- Sirugamani Location in Tamil Nadu, India Sirugamani Sirugamani (India)
- Coordinates: 10°53′51″N 78°30′51″E﻿ / ﻿10.89750°N 78.51417°E
- Country: India
- State: Tamil Nadu
- District: Tiruchirappalli

Population (2001)
- • Total: 10,031

Languages
- • Official: Tamil
- Time zone: UTC+5:30 (IST)

= Sirugamani =

Sirugamani is a panchayat town in Srirangam taluk Tiruchirappalli district in the Indian state of Tamil Nadu. It's situated on the banks of river cauvery, just a few miles away from Trichy on the way towards Karur.
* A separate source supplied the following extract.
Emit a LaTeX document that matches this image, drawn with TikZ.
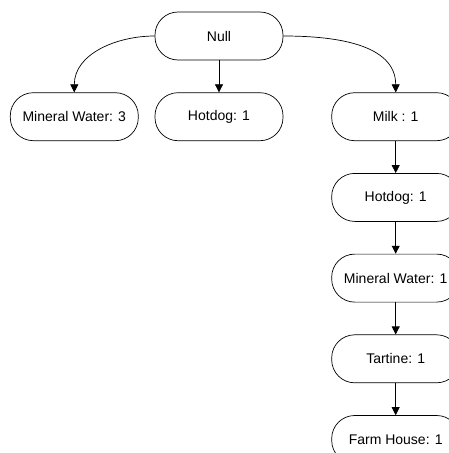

To be specific, it is in between Perugamani and Kaavalkara Palayam near Pettavaaithalai.

==Demographics==
As of 2001 India census, Sirugamani had a population of 10,031. Males constitute 50% of the population and females 50%. Sirugamani has an average literacy rate of 72%, higher than the national average of 59.5%: male literacy is 80%, and female literacy is 64%. In Sirugamani, 11% of the population is under 6 years of age. Mr KRR Rajalingam was the only person to become chairman of Sirugamani town panchayat for two times (1996–2001) and (2006–2011). His father Mr R. Rathinagiri was the former chairman of Sirugamani town Panchayat.